The consultation paper is here. The CofE press release is here. Earlier coverage by Episcopal Café is here and here.

From the press release:

The proposal would increase the Anglican Communion representatives to five while reducing the number of members from the Diocese to three. As at present, there would also be nine other members from the Church of England, including six elected by General Synod.

Consultation concludes March 31. A final proposal is expected to be voted on by General Synod in July.

The colonial roots of the Anglican Communion have played a central part in the debate. Those in support say opening the nomination to greater global membership would be less colonial. Those in opposition say it would be more colonial.

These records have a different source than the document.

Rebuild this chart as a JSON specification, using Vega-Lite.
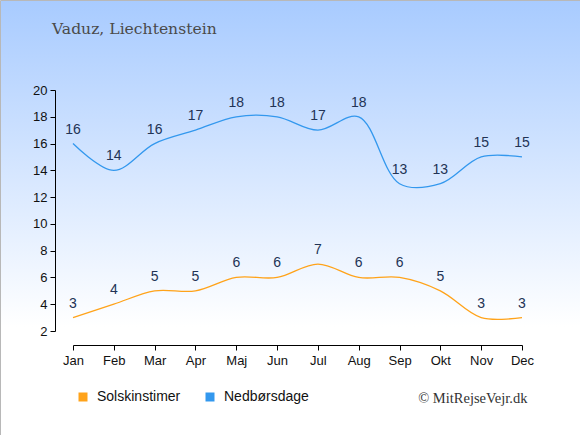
{
  "$schema": "https://vega.github.io/schema/vega-lite/v6.json",
  "width": 580,
  "height": 435,
  "padding": 0,
  "autosize": {"type": "none"},
  "title": {
    "text": "Vaduz, Liechtenstein",
    "anchor": "start",
    "orient": "top",
    "offset": -38,
    "dx": 52,
    "font": "DejaVu Serif",
    "fontSize": 15.6,
    "fontWeight": "normal",
    "color": "#4a4a4a"
  },
  "data": {
    "values": [
      {"month": "Jan", "series": "Solskinstimer", "value": 3},
      {"month": "Feb", "series": "Solskinstimer", "value": 4},
      {"month": "Mar", "series": "Solskinstimer", "value": 5},
      {"month": "Apr", "series": "Solskinstimer", "value": 5},
      {"month": "Maj", "series": "Solskinstimer", "value": 6},
      {"month": "Jun", "series": "Solskinstimer", "value": 6},
      {"month": "Jul", "series": "Solskinstimer", "value": 7},
      {"month": "Aug", "series": "Solskinstimer", "value": 6},
      {"month": "Sep", "series": "Solskinstimer", "value": 6},
      {"month": "Okt", "series": "Solskinstimer", "value": 5},
      {"month": "Nov", "series": "Solskinstimer", "value": 3},
      {"month": "Dec", "series": "Solskinstimer", "value": 3},
      {"month": "Jan", "series": "Nedbørsdage", "value": 16},
      {"month": "Feb", "series": "Nedbørsdage", "value": 14},
      {"month": "Mar", "series": "Nedbørsdage", "value": 16},
      {"month": "Apr", "series": "Nedbørsdage", "value": 17},
      {"month": "Maj", "series": "Nedbørsdage", "value": 18},
      {"month": "Jun", "series": "Nedbørsdage", "value": 18},
      {"month": "Jul", "series": "Nedbørsdage", "value": 17},
      {"month": "Aug", "series": "Nedbørsdage", "value": 18},
      {"month": "Sep", "series": "Nedbørsdage", "value": 13},
      {"month": "Okt", "series": "Nedbørsdage", "value": 13},
      {"month": "Nov", "series": "Nedbørsdage", "value": 15},
      {"month": "Dec", "series": "Nedbørsdage", "value": 15}
    ]
  },
  "encoding": {
    "x": {
      "field": "month",
      "type": "ordinal",
      "sort": ["Jan", "Feb", "Mar", "Apr", "Maj", "Jun", "Jul", "Aug", "Sep", "Okt", "Nov", "Dec"],
      "scale": {"type": "point", "range": [73, 522], "padding": 0},
      "axis": {
        "orient": "bottom",
        "offset": -90,
        "labelAngle": 0,
        "labelFont": "Liberation Sans",
        "labelFontSize": 13,
        "labelColor": "#111",
        "labelPadding": 4,
        "tickColor": "#000",
        "tickSize": 5,
        "domainColor": "#000",
        "grid": false,
        "title": "© MitRejseVejr.dk",
        "titleFont": "Liberation Serif",
        "titleFontSize": 14.5,
        "titleFontWeight": "normal",
        "titleColor": "#333",
        "titleAnchor": "end",
        "titleAlign": "right",
        "titleBaseline": "middle",
        "titleX": 527,
        "titleY": 53
      }
    },
    "y": {
      "field": "value",
      "type": "quantitative",
      "scale": {"domain": [2, 20], "range": [331, 90], "nice": false, "zero": false},
      "axis": {
        "orient": "left",
        "offset": -55,
        "values": [2, 4, 6, 8, 10, 12, 14, 16, 18, 20],
        "labelFont": "Liberation Sans",
        "labelFontSize": 13,
        "labelColor": "#111",
        "labelPadding": 3,
        "tickColor": "#000",
        "tickSize": 5,
        "domainColor": "#000",
        "grid": false,
        "title": null
      }
    }
  },
  "layer": [
    {
      "mark": {"type": "line", "interpolate": "catmull-rom", "strokeWidth": 1.3},
      "encoding": {
        "color": {
          "field": "series",
          "type": "nominal",
          "sort": ["Solskinstimer", "Nedbørsdage"],
          "scale": {"domain": ["Solskinstimer", "Nedbørsdage"], "range": ["#ffa31a", "#3398ee"]},
          "legend": {
            "orient": "none",
            "legendX": 76,
            "legendY": 390,
            "direction": "horizontal",
            "title": null,
            "symbolType": "square",
            "symbolSize": 81,
            "labelFont": "Liberation Sans",
            "labelFontSize": 14,
            "labelColor": "#111",
            "labelOffset": 7,
            "columnPadding": 22,
            "encode": {
              "symbols": {
                "update": {
                  "fill": {"scale": "color", "field": "value"},
                  "strokeWidth": {"value": 0}
                }
              }
            }
          }
        }
      }
    },
    {
      "mark": {"type": "text", "dy": -14, "baseline": "middle", "font": "Liberation Sans", "fontSize": 14, "color": "#223355"},
      "encoding": {
        "text": {"field": "value", "type": "quantitative"}
      }
    }
  ],
  "config": {
    "view": {
      "stroke": "#b8b8b8",
      "fill": {
        "gradient": "linear",
        "x1": 0, "y1": 0, "x2": 0, "y2": 1,
        "stops": [
          {"offset": 0, "color": "#a8cbff"},
          {"offset": 0.75, "color": "#ffffff"},
          {"offset": 1, "color": "#ffffff"}
        ]
      }
    }
  }
}
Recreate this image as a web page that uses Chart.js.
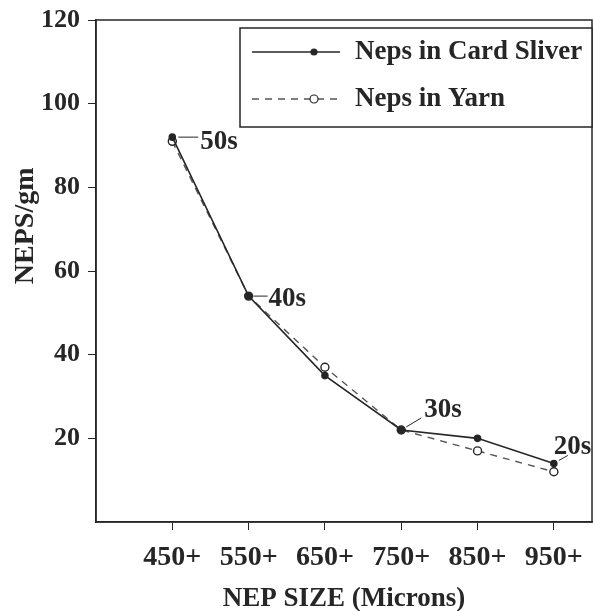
<!DOCTYPE html>
<html>
<head>
<meta charset="utf-8">
<script src="https://cdn.jsdelivr.net/npm/chart.js@4.4.1/dist/chart.umd.min.js"></script>
<style>
  html, body { margin: 0; padding: 0; background: #fff; }
  #wrap { width: 593px; height: 611px; position: relative; }
</style>
</head>
<body>
<div id="wrap"><canvas id="chart" width="593" height="611"></canvas></div>
<script>
  'use strict';

  // nep size classes (microns) and counts per gram
  const nepSizes = [450, 550, 650, 750, 850, 950];
  const cardSliver = [92, 54, 35, 22, 20, 14];
  const yarn = [91, 54, 37, 22, 17, 12];
  const countLabels = ['50s', '40s', null, '30s', null, '20s'];
  const yTicks = [20, 40, 60, 80, 100, 120];

  const INK = '#262626';
  const FONT = "'Liberation Serif', 'Times New Roman', serif";

  // frame round the plot area, plus the y title (sits above centre in the original)
  const framePlugin = {
    id: 'frame',
    afterDraw(chart) {
      const { ctx, chartArea: a } = chart;
      ctx.save();
      ctx.strokeStyle = INK;
      ctx.lineWidth = 1.5;
      ctx.strokeRect(a.left, a.top, a.right - a.left, a.bottom - a.top);
      ctx.translate(26, a.top + (a.bottom - a.top) * 0.41);
      ctx.rotate(-Math.PI / 2);
      ctx.font = 'bold 28px ' + FONT;
      ctx.fillStyle = INK;
      ctx.textAlign = 'center';
      ctx.textBaseline = 'middle';
      ctx.fillText('NEPS/gm', 0, 0);
      ctx.restore();
    }
  };

  // "50s", "40s" ... next to the card sliver points
  const countLabelPlugin = {
    id: 'countLabels',
    afterDatasetsDraw(chart) {
      const { ctx, scales: { x, y } } = chart;
      const offs = {
        '50s': { l: [[6, 0], [26, 0]], tx: 28, ty: 5 },
        '40s': { l: [[5, 0], [19, 0]], tx: 20, ty: 3 },
        '30s': { l: [[5, -3], [20, -12]], tx: 23, ty: -20 },
        '20s': { l: [[5, -3], [14, -8]], tx: 0, ty: -16 }
      };
      ctx.save();
      ctx.font = 'bold 27px ' + FONT;
      ctx.fillStyle = INK;
      ctx.strokeStyle = INK;
      ctx.lineWidth = 1;
      ctx.textBaseline = 'middle';
      ctx.textAlign = 'left';
      countLabels.forEach((lab, i) => {
        if (!lab) return;
        const px = x.getPixelForValue(nepSizes[i]);
        const py = y.getPixelForValue(cardSliver[i]);
        const o = offs[lab];
        ctx.beginPath();
        ctx.moveTo(px + o.l[0][0], py + o.l[0][1]);
        ctx.lineTo(px + o.l[1][0], py + o.l[1][1]);
        ctx.stroke();
        ctx.fillText(lab, px + o.tx, py + o.ty);
      });
      ctx.restore();
    }
  };

  // boxed legend inside the top right of the plot
  const legendPlugin = {
    id: 'boxLegend',
    afterDraw(chart) {
      const { ctx, chartArea: a } = chart;
      const left = a.left + 144, top = a.top + 8, right = a.right, bottom = a.top + 107;
      ctx.save();
      ctx.fillStyle = '#fff';
      ctx.fillRect(left, top, right - left, bottom - top);
      ctx.strokeStyle = INK;
      ctx.lineWidth = 1.5;
      ctx.strokeRect(left, top, right - left, bottom - top);
      ctx.font = 'bold 27px ' + FONT;
      ctx.textBaseline = 'middle';
      ctx.textAlign = 'left';
      chart.data.datasets.forEach((ds, i) => {
        const cy = top + 24 + i * 47;
        const x0 = left + 12, x1 = left + 100;
        ctx.strokeStyle = ds.borderColor;
        ctx.lineWidth = ds.borderWidth;
        ctx.setLineDash(ds.borderDash || []);
        ctx.beginPath();
        ctx.moveTo(x0, cy);
        ctx.lineTo(x1, cy);
        ctx.stroke();
        ctx.setLineDash([]);
        ctx.beginPath();
        ctx.arc((x0 + x1) / 2 + 18, cy, ds.pointRadius, 0, Math.PI * 2);
        ctx.fillStyle = ds.pointBackgroundColor;
        ctx.fill();
        ctx.strokeStyle = ds.pointBorderColor;
        ctx.lineWidth = 1.2;
        ctx.stroke();
        ctx.fillStyle = INK;
        ctx.fillText(ds.label, left + 115, cy);
      });
      ctx.restore();
    }
  };

  new Chart(document.getElementById('chart'), {
    type: 'line',
    data: {
      datasets: [
        {
          label: 'Neps in Card Sliver',
          data: nepSizes.map((s, i) => ({ x: s, y: cardSliver[i] })),
          borderColor: INK,
          borderWidth: 1.6,
          pointRadius: 3,
          pointBackgroundColor: INK,
          pointBorderColor: INK,
          tension: 0
        },
        {
          label: 'Neps in Yarn',
          data: nepSizes.map((s, i) => ({ x: s, y: yarn[i] })),
          borderColor: '#555',
          borderWidth: 1.4,
          borderDash: [7, 6],
          pointRadius: 4,
          pointBackgroundColor: '#fff',
          pointBorderColor: INK,
          tension: 0
        }
      ]
    },
    options: {
      responsive: false,
      animation: false,
      devicePixelRatio: 1,
      layout: { autoPadding: false, padding: { top: 20, right: 1, left: 0, bottom: 0 } },
      plugins: { legend: { display: false }, tooltip: { enabled: false } },
      scales: {
        x: {
          type: 'linear',
          min: 350,
          max: 1000,
          afterBuildTicks(scale) { scale.ticks = nepSizes.map(v => ({ value: v })); },
          afterFit(scale) {
            scale.height = 89;
            scale.paddingLeft = 0;
            scale.paddingRight = 0;
          },
          grid: { display: true, drawOnChartArea: false, drawTicks: true, tickLength: 8, color: INK },
          border: { display: true, color: INK, width: 1.5 },
          ticks: {
            color: INK,
            padding: 11,
            maxRotation: 0,
            font: { family: FONT, size: 28, weight: 'bold' },
            callback: v => v + '+'
          },
          title: {
            display: true,
            text: 'NEP SIZE (Microns)',
            color: INK,
            padding: { top: 4, bottom: 0 },
            font: { family: FONT, size: 27, weight: 'bold', lineHeight: 0.92 }
          }
        },
        y: {
          min: 0,
          max: 120,
          afterBuildTicks(scale) { scale.ticks = yTicks.map(v => ({ value: v })); },
          afterFit(scale) {
            scale.width = 96;
            scale.paddingTop = 0;
            scale.paddingBottom = 0;
          },
          grid: { display: true, drawOnChartArea: false, drawTicks: true, tickLength: 8, color: INK },
          border: { display: true, color: INK, width: 1.5 },
          ticks: {
            color: INK,
            padding: 8,
            font: { family: FONT, size: 26, weight: 'bold' }
          },
          title: { display: false }
        }
      }
    },
    plugins: [framePlugin, countLabelPlugin, legendPlugin]
  });
</script>
</body>
</html>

From the consultation paper:

The Church of England’s role within the Anglican Communion is rooted in England’s colonial history. These roots are neither monolithic nor simple, but nevertheless, as nations and peoples across the world seek to find better ways of relating internationally than the inherited and often unbalanced patterns still shaping our lives, the Church of England and the Communion cannot escape asking why a British cleric should always be primus inter pares [first among equals].

Pat Ashworth at Church Times has an article (limited access) on the February debate:

The Archdeacon of London, the Ven. Luke Miller (London), recalled a period in the 19th century, before Pusey, when “foreign mission” was left to private enterprises and missionary societies, and when bishops were not appointed outside of England. “These proposals help us to walk together . . . to explore together how we should engage in our own Church and in the context of the global Communion.”

The Revd Mae Christie (Southwark), who had recently become a British citizen, having been born and brought up in the United States, said … primus inter pares should be a guide, but this was an appointment and not an election “determined by the context they came from. We all know how tenuous that position is, requiring consent of all the Communion. The Archbishop of Canterbury is, at heart, a bishop of the Church of England: he starts first at home. . . I worry this proposal may appear more rather than less colonial.”

The Bishop of Ripon, Dr Helen-Ann Hartley (Leeds), said that when she had been the Bishop of Waikato, in the Province of Aotearoa, New Zealand and Poly­nesia, she had experienced “immense respect for the see of Canterbury and the Church of England”, while acknowledging that it was “not without complexity, and in many ways bore the scars and scorn of colonialism”. She had been dismayed by some of the responses to the consultation so far, she said, particularly the use of the word “foreign”. She asked: “If we reject this consultation . . . what will our sisters and brothers in Christ say about us?”

From the Daily Mail:

During a discussion yesterday at the General Synod, the Church’s parliament, Rev David Bruce Bryant-Scott – an assistant chaplain on the Greek island of Crete, who was born in Canada – said: ‘I think if this proposal was put to my colleagues in the General Synod of the Anglican Church of Canada it would be resoundingly defeated.

‘That is because it would be seen as profoundly colonial. And perhaps there would be a great suspicion that this was an attempt to re-inscribe aspects of the Anglican covenant by stealth.’

The Bishop of Chester, the Rt Rev Mark Tanner, told the meeting the move was ‘an embodiment of our fellowship [and] a visible expression of our global identity’.